I find it funny that we both have a similar fear. I find myself scared of talking about things that are too controversial because I do not want to be a target for the small-minded.
Dooce finds herself in that situation so often that it scares me. She talks about how she taught her daughter to sleep through the night and every mom on the planet wants to have her jailed for child abuse.
Every time I feel that fear, I reveal MORE of myself on the Internet. I do the opposite of what my gut tells me. Someday, maybe I will stop feeling the fear...

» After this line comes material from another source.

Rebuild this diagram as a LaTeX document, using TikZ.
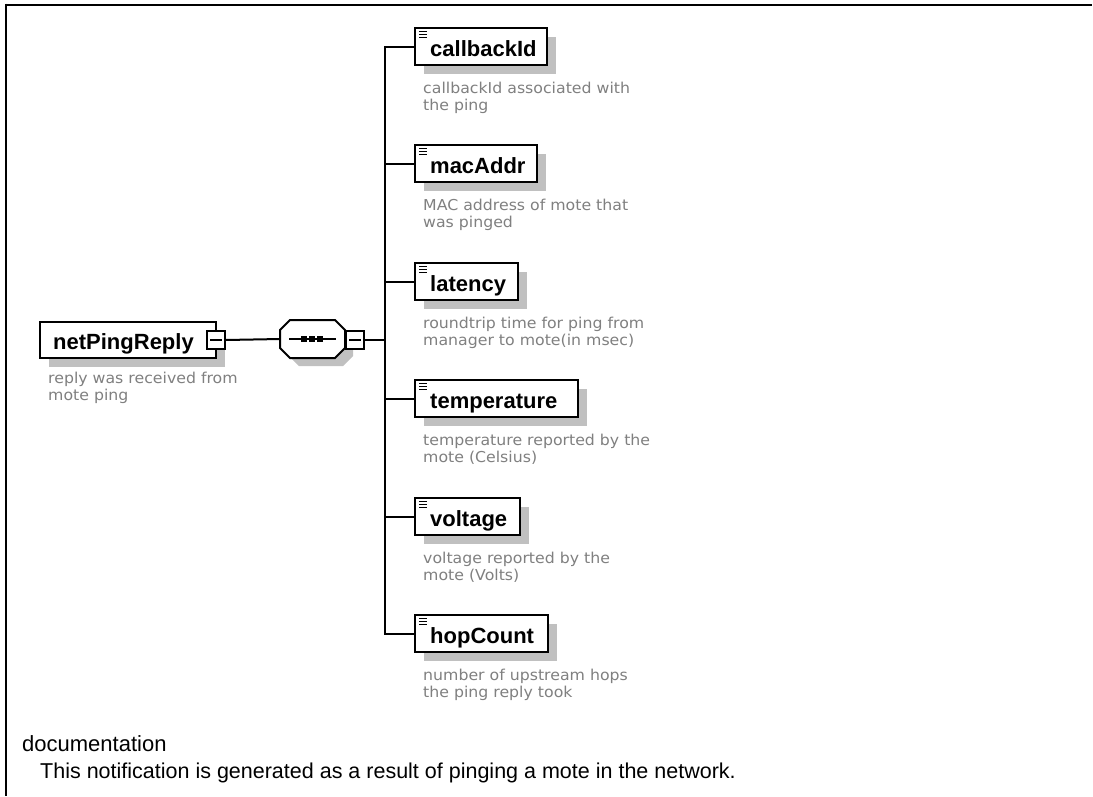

Posted by: Laura Moncur | Apr 04, 2006 at 08:08 PM
Now, in a more lucid moment, I see and feel that all these fears are ghosts themselves. Under the fear, I noticed stomach-wrenching guilt. I think I understand why people say "racked with guilt" because it does feel akin to torture. But after those layers peeled off, it was just still and pure.
It's worth investigating the monsters under our bed rather than feeding them cookies to fend them off so we can see for ourselves if they are substantially real or not. You cannot force this, but next time the fear arises you can practice being with it and being curious in terms of inquiring and turning it over like a stone you've never seen before. Again, "Loving What Is" is highly recommended as well.
Posted by: Evelyn Rodriguez | Apr 07, 2006 at 12:29 PM
Excellent blog! Thanks
Posted by: Josh | Apr 07, 2006 at 03:47 PM
this is very strange
and francesca thinks its strange too.